The Tokyo Motor Show opened this week, offering up not just an array of the world’s wackiest cars but also an interesting insight into where the automobile and van industries could be heading in the near future.
A common theme for the show has been an emphasis on vehicles of a smaller size, with the majority of the 14 Japanese and 18 overseas manufacturers exhibiting, showcasing tiny electric vehicles in which passengers ride in tandem.
Among the highlights of the show is a shape-shifting tricycle by Kawasaki Motors simply dubbed ‘J’. Able to morph between a low-slung riding position to a higher seated one for more laid back cruising, J is more than reminiscent of the futuristic bikes in the movie Tron.
The show also features some unique new concepts for the van industry. The stand out showing was a vehicle by Japanese manufacturer Daihatsu called the ‘FC Deck’. A miniature fuel-cell powered van, FC Deck’s appearance is akin to a children’s toy truck as opposed to a road vehicle, and measures just 3.3m long, 1.5m wide and 1.9m tall. It remains to be seen how expensive a van insurance policy will be for the FC Deck but due to its size and efficiency, the likelihood is that it will be cheaper than for a standard van.
Alongside the FC Deck is the Deca-Deca kei car van. Based on a same platform to the FC Deck, with similar dimensions, the Deca-Deca comes equipped with sports rear sliding doors on either side of the vehicle and boasts an array of seating arrangements in the interior.

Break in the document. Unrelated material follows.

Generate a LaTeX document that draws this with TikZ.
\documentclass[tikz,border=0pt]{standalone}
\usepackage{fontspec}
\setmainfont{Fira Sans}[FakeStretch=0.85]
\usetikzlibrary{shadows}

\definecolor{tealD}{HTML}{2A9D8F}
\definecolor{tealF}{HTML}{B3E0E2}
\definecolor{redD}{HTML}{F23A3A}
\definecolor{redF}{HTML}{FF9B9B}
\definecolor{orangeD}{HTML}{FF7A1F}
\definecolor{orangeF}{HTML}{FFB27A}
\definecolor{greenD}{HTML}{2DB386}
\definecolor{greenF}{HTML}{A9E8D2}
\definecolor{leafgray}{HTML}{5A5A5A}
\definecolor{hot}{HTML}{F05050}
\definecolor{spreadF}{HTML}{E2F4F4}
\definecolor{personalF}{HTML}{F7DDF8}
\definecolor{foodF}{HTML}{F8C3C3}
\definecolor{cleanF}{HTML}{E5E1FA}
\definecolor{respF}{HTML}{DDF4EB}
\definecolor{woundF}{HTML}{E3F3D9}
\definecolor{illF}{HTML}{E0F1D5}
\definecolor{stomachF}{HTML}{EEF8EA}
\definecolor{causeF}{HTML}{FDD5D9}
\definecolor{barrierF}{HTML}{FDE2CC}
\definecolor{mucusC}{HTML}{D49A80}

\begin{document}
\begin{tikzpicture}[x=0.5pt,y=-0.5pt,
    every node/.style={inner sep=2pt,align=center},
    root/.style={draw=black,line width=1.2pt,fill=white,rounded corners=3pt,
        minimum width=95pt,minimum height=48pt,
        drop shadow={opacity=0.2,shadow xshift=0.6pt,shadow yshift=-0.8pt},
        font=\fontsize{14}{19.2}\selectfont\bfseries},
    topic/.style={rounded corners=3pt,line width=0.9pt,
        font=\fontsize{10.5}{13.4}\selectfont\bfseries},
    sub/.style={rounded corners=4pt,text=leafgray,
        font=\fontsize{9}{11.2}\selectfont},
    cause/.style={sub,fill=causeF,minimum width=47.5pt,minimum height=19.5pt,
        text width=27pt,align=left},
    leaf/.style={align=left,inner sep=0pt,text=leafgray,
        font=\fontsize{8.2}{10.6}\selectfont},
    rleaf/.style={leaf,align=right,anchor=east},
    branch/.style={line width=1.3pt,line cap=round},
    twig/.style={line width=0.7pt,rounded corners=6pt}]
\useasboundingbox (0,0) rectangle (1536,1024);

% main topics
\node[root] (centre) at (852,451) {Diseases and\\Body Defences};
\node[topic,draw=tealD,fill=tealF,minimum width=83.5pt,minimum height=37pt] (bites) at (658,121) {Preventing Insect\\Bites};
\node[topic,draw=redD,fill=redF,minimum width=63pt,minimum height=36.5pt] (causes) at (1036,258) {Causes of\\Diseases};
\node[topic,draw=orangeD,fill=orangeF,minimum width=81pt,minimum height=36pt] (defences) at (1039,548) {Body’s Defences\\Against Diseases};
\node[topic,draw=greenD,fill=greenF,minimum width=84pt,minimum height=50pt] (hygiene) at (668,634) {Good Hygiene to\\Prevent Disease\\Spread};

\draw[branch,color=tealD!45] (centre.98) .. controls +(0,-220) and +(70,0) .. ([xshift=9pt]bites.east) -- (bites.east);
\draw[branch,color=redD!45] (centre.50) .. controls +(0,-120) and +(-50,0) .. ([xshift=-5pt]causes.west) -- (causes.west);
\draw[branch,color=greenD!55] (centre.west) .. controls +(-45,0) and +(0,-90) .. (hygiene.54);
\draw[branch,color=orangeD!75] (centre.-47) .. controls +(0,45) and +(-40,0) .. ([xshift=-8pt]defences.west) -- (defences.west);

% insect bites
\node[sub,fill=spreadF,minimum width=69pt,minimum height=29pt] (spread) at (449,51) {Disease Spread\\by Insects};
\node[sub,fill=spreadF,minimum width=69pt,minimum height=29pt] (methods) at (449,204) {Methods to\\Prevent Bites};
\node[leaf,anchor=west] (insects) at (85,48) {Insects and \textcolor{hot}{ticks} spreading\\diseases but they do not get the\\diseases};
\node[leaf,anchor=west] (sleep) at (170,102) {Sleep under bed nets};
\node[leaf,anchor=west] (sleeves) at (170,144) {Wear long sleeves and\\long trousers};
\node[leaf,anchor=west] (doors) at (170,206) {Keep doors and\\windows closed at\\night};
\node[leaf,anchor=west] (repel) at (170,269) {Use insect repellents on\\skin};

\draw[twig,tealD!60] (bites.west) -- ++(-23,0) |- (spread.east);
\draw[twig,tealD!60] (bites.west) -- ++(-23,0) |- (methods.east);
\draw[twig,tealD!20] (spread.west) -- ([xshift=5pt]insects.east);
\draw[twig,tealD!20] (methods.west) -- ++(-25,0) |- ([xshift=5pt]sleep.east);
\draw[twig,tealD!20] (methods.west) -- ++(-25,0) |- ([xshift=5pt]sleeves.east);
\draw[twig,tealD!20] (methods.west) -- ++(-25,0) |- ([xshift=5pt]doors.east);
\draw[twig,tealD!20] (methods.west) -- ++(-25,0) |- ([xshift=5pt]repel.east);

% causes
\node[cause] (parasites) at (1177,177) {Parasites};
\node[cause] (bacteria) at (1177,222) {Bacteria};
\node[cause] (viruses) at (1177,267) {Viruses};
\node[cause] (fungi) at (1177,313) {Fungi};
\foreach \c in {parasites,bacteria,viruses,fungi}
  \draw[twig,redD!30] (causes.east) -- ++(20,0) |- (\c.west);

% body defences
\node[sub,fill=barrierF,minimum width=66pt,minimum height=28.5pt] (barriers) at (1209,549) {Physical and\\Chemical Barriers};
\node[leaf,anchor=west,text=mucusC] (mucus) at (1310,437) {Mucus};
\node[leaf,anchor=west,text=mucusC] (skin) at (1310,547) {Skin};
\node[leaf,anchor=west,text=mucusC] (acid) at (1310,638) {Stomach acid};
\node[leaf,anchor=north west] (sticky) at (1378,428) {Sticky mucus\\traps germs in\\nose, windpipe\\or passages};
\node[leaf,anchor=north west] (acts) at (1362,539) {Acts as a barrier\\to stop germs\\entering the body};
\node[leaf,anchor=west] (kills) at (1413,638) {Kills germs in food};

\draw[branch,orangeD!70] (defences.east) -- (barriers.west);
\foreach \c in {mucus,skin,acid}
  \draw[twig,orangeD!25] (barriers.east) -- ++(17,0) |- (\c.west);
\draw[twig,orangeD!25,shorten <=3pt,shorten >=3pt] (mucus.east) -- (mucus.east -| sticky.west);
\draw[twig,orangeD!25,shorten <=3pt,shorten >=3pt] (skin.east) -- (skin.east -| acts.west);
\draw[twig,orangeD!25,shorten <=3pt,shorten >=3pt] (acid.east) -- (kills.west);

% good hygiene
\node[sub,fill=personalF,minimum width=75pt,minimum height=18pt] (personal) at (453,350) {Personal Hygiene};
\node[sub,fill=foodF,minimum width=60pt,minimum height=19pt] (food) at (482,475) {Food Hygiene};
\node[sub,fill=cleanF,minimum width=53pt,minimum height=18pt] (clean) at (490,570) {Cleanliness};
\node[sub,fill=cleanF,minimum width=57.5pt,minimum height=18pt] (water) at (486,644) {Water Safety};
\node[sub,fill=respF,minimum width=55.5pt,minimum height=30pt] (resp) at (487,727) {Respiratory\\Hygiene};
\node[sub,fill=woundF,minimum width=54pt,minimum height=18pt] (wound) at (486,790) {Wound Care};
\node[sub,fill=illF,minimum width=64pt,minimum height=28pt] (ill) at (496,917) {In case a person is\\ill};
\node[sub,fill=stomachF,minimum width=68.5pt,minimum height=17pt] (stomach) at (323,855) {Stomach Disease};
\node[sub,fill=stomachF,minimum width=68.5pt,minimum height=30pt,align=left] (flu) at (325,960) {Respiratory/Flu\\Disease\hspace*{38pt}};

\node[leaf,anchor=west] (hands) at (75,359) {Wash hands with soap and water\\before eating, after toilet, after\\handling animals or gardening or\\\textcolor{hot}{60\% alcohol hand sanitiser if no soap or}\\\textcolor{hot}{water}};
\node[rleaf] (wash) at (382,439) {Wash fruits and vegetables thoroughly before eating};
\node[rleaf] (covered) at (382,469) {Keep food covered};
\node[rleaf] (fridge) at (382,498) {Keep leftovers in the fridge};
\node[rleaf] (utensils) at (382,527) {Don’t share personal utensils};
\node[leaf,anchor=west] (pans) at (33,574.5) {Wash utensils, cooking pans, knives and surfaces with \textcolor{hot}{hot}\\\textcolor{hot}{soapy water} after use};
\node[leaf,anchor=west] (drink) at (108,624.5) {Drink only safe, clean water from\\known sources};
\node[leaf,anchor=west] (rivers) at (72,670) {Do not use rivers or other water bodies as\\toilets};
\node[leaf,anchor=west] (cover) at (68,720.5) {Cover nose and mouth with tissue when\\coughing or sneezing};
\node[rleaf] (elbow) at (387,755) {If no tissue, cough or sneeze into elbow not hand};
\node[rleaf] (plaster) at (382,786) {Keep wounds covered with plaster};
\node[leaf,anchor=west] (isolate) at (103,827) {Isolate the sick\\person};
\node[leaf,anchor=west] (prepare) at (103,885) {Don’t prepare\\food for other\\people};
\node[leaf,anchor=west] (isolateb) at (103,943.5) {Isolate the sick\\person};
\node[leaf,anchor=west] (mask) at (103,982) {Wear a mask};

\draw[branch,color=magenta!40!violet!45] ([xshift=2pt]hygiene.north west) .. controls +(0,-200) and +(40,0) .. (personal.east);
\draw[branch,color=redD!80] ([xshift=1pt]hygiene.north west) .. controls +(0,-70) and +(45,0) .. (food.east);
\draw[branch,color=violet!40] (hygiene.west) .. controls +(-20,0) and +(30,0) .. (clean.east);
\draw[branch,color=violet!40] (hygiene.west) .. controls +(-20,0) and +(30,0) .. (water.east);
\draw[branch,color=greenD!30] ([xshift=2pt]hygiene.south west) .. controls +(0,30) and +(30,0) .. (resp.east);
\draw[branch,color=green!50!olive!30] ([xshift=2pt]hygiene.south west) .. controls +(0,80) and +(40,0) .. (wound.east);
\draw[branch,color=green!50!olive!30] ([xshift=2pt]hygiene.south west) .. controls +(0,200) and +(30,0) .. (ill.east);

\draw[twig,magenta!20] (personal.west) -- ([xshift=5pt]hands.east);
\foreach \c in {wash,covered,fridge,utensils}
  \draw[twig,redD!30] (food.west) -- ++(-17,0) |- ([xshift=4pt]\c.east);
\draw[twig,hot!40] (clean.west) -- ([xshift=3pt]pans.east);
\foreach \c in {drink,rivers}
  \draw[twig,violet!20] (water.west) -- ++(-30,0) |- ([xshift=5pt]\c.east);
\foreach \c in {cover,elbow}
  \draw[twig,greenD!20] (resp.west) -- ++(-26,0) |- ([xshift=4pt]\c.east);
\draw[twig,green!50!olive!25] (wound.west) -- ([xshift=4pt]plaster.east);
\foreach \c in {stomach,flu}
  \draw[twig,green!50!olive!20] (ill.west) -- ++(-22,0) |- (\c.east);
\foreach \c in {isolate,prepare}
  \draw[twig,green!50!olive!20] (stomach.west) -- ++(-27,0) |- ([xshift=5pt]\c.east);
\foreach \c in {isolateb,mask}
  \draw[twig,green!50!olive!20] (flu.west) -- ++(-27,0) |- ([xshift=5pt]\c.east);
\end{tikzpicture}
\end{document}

Back to more traditional cars types, Renault has showcased a beautiful looking model of the ‘DeZir.’ An all-electric vehicle and capable of a top speed of 112 mph, the DeZir is two-seater coupe with butterfly doors and stands out from the crowd with its red leather interior
As expected, the world’s biggest car-maker Toyota were ever-present at the show, unveiling a Japan Taxi concept taking its inspiration from the traditional black London cabs in London. Fitted with a liquefied petroleum gas hybrid system, the car has a large interior monitor displaying detailed passenger information, such as the route to the destination and the fare.
Super clean technology
In keeping with the futuristic feel to the show, alongside the taxi cab concepts Toyota also revealed its incredible FV2 tilting car which utilises voice and image recognition to judge a driver’s mood.
The designs on show weren’t solely outlandish concepts for the future however. A little more grounded in reality were Toyota’s plans for their mass-produced fuel-cell car, the FCV. Pitting themselves head to head with rival manufacturer Honda, Toyota says it hopes to bring the model to the mass market by 2015, as the industry seeks to go green having long been sceptical over the use of the super-clean hydrogen technology.

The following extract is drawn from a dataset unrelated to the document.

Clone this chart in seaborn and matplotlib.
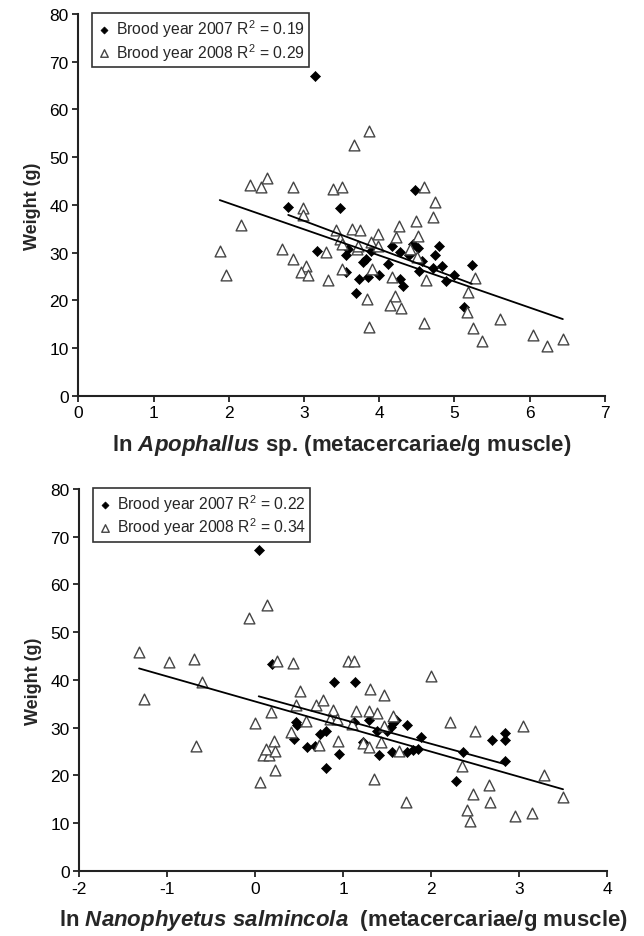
import matplotlib
matplotlib.use("Agg")
import matplotlib.pyplot as plt
import seaborn as sns
import pandas as pd

# ---- data ----
# top panel: ln Apophallus sp.
apo_x_2007 = [3.15, 2.79, 3.48, 3.17, 3.59, 3.56, 3.56, 3.73, 3.69, 3.79, 3.83, 3.85,
              3.89, 4.00, 4.11, 4.17, 4.28, 4.28, 4.32, 4.40, 4.45, 4.52, 4.57, 4.53,
              4.71, 4.74, 4.79, 4.83, 4.89, 4.99, 5.23, 5.12, 4.47]
apo_y_2007 = [67.1, 39.5, 39.3, 30.4, 30.8, 29.5, 26.0, 24.5, 21.5, 28.0, 28.6, 24.8,
              30.4, 25.3, 27.6, 31.4, 30.1, 24.5, 23.1, 29.4, 31.7, 31.0, 28.3, 26.2,
              26.7, 29.4, 31.4, 27.1, 24.0, 25.2, 27.5, 18.5, 43.1]
apo_x_2008 = [1.88, 1.96, 2.16, 2.28, 2.43, 2.51, 2.71, 2.86, 2.86, 2.98, 2.98, 3.02,
              2.96, 3.05, 3.29, 3.32, 3.38, 3.50, 3.67, 3.87, 3.42, 3.48, 3.50, 3.50,
              3.64, 3.75, 3.70, 3.84, 3.87, 3.72, 4.60, 4.74, 4.71, 4.49, 4.26, 4.22,
              4.51, 3.98, 3.89, 3.98, 3.90, 4.17, 4.41, 4.50, 4.62, 4.21, 4.14, 4.29,
              4.59, 5.27, 5.18, 5.16, 5.25, 5.36, 5.61, 6.05, 6.23, 6.44]
apo_y_2008 = [30.3, 25.3, 35.8, 44.2, 43.7, 45.7, 30.8, 43.7, 28.7, 39.3, 37.9, 27.1,
              26.0, 25.2, 30.1, 24.3, 43.3, 43.7, 52.6, 55.5, 34.7, 32.9, 31.7, 26.6,
              34.9, 34.8, 30.8, 20.3, 14.3, 31.4, 43.8, 40.7, 37.4, 36.7, 35.6, 33.2,
              33.4, 33.8, 32.3, 31.4, 26.6, 24.9, 30.8, 29.0, 24.3, 21.0, 19.0, 18.3,
              15.2, 24.7, 21.8, 17.5, 14.1, 11.4, 16.1, 12.7, 10.4, 11.9]

# bottom panel: ln Nanophyetus salmincola
nan_x_2007 = [0.04, 0.19, 0.90, 1.14, 0.46, 0.48, 0.44, 0.59, 0.68, 0.74, 0.81, 0.80,
              0.95, 1.12, 1.29, 1.38, 1.50, 1.54, 1.57, 1.60, 1.73, 1.89, 1.23, 1.41,
              1.56, 1.73, 1.79, 1.85, 2.36, 2.28, 2.69, 2.84, 2.84, 2.84]
nan_y_2007 = [67.2, 43.4, 39.5, 39.5, 31.1, 30.6, 27.6, 26.0, 26.2, 28.7, 29.4, 21.6,
              24.4, 31.1, 31.7, 29.4, 29.4, 30.1, 30.9, 31.7, 30.6, 28.0, 27.0, 24.3,
              24.9, 24.9, 25.4, 25.5, 24.9, 18.8, 27.4, 28.9, 27.4, 23.1]
nan_x_2008 = [-1.32, -1.26, -0.98, -0.70, -0.67, -0.61, -0.07, 0.13, 0.25, 0.43, 0.00,
              0.18, 0.05, 0.09, 0.16, 0.12, 0.21, 0.22, 0.23, 0.51, 0.46, 0.41, 0.58,
              0.69, 0.77, 0.72, 0.89, 0.85, 0.93, 0.94, 1.06, 1.12, 1.15, 2.00, 1.31,
              1.46, 1.29, 1.39, 1.57, 1.46, 1.10, 2.21, 2.50, 3.05, 1.23, 1.29, 1.43,
              1.63, 2.35, 1.35, 1.72, 2.48, 2.66, 2.67, 2.41, 2.44, 2.95, 3.15, 3.28, 3.50]
nan_y_2008 = [45.9, 36.0, 43.7, 44.3, 26.2, 39.6, 52.9, 55.7, 43.9, 43.6, 31.0,
              33.2, 18.6, 24.3, 24.3, 25.5, 27.3, 25.2, 21.2, 37.6, 34.8, 29.0, 31.4,
              34.8, 35.7, 26.4, 33.7, 31.8, 31.8, 27.2, 44.0, 44.0, 33.6, 40.9, 38.1,
              36.9, 33.4, 33.0, 32.4, 30.4, 30.8, 31.3, 29.4, 30.4, 26.7, 25.9, 27.0,
              25.1, 21.9, 19.3, 14.4, 16.1, 17.9, 14.4, 12.8, 10.4, 11.5, 12.1, 20.2, 15.4]

r2_apo = [0.19, 0.29]
r2_nan = [0.22, 0.34]
years = [2007, 2008]
apo_xticks = [0, 1, 2, 3, 4, 5, 6, 7]
nan_xticks = [-2, -1, 0, 1, 2, 3, 4]
yticks = [0, 10, 20, 30, 40, 50, 60, 70, 80]

sns.set_style("ticks")
plt.rcParams["font.family"] = ["Liberation Sans", "DejaVu Sans"]
plt.rcParams["axes.unicode_minus"] = False
plt.rcParams["mathtext.fontset"] = "custom"
plt.rcParams["mathtext.rm"] = "Liberation Sans"
plt.rcParams["mathtext.it"] = "Liberation Sans:italic:bold"
plt.rcParams["mathtext.bf"] = "Liberation Sans:bold"


def panel(ax, xs, ys, r2, xticks, xlabel):
    styles = [dict(marker="D", s=26, color="black", edgecolor="black", linewidth=0.5),
              dict(marker="^", s=60, facecolor="white", edgecolor="#454545", linewidth=1.0)]
    for x, y, r, yr, st in zip(xs, ys, r2, years, styles):
        df = pd.DataFrame({"x": x, "y": y})
        sns.scatterplot(data=df, x="x", y="y", ax=ax, zorder=3,
                        label=f"Brood year {yr} R$^2$ = {r:.2f}", **st)
    for x, y in zip(xs, ys):
        df = pd.DataFrame({"x": x, "y": y})
        sns.regplot(data=df, x="x", y="y", ax=ax, scatter=False, ci=None,
                    truncate=True, line_kws=dict(color="black", lw=1.3, zorder=4))
    ax.set_xlim(xticks[0], xticks[-1])
    ax.set_ylim(0, 80)
    ax.set_xticks(xticks)
    ax.set_yticks(yticks)
    ax.set_xlabel(xlabel, fontsize=16, fontweight="bold", labelpad=8)
    ax.set_ylabel("Weight (g)", fontsize=13, fontweight="bold", labelpad=6)
    ax.tick_params(direction="out", length=4, width=1.3, labelsize=12.5,
                   colors="#222222", labelcolor="black", pad=3)
    sns.despine(ax=ax)
    for sp in ("left", "bottom"):
        ax.spines[sp].set_linewidth(1.5)
        ax.spines[sp].set_color("#222222")
    ax.spines["left"].set_bounds(0, 80)
    ax.spines["bottom"].set_bounds(xticks[0], xticks[-1])
    leg = ax.legend(loc="upper left", bbox_to_anchor=(0.026, 1.003), borderaxespad=0,
                    frameon=True, fancybox=False, edgecolor="black", fontsize=11.3,
                    handletextpad=0.3, borderpad=0.3, labelspacing=0.1,
                    handlelength=0.9, markerscale=0.7)
    leg.get_frame().set_linewidth(1.2)


fig = plt.figure(figsize=(6.44, 9.37), dpi=100)
ax1 = fig.add_axes([0.1216, 0.5766, 0.8178, 0.4074])
ax2 = fig.add_axes([0.1231, 0.0694, 0.8195, 0.4077])

panel(ax1, [apo_x_2007, apo_x_2008], [apo_y_2007, apo_y_2008], r2_apo, apo_xticks,
      r"ln $\mathit{Apophallus}$ sp. (metacercariae/g muscle)")
panel(ax2, [nan_x_2007, nan_x_2008], [nan_y_2007, nan_y_2008], r2_nan, nan_xticks,
      r"ln $\mathit{Nanophyetus\ salmincola}$  (metacercariae/g muscle)")

fig.savefig("out.png", dpi=100)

Toyota executive, Satoshi Ogiso, overseeing the production of the fuel cells, suggested the vehicle would not simply be for those of elite status such as celebrities but intended for use as an everyday car for ordinary consumers too. Styled on the Prius gas-electric hybrid and in contrast to some of the crazy concepts on show in Japan this week, the FCV should be hitting car showrooms soon.

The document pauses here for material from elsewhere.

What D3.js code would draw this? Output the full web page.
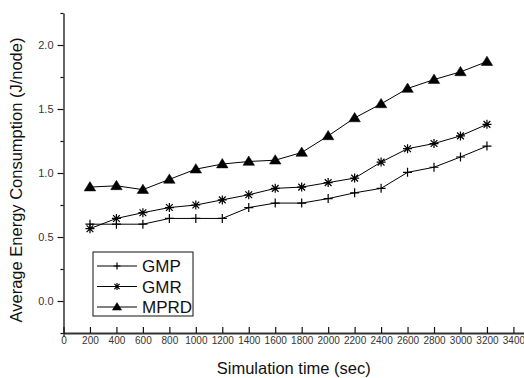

Honda won’t be Toyota’s sole rival in the market either. With Honda set to show off their next-generation version at the Los Angeles Auto Show later this week, Korean manufacturer Hyundai will also be throwing their hat into the ring, unveiling plans to start producing a Tucson SUV, similarly powered by fuel cell. If Hyundai stay on schedule for release in 2014 they will be the first mass-market example boasting fuel-cell technology.
The production of fuel-cell technology is set to only increase in the coming years with the Japanese and US governments investing heavily in hydrogen fuelling-station infrastructure, a necessity before fuel-cells can ever truly become practical. However despite this government backing, there are those against the plans, suggesting hydrogen-fuelling stations will cost even more money to build than charging stations for electric cars. With electricity wildly available almost anywhere already and safe ways to produce, store and transfer hydrogen as fuel yet to come to fruition, the skeptics may just have a point.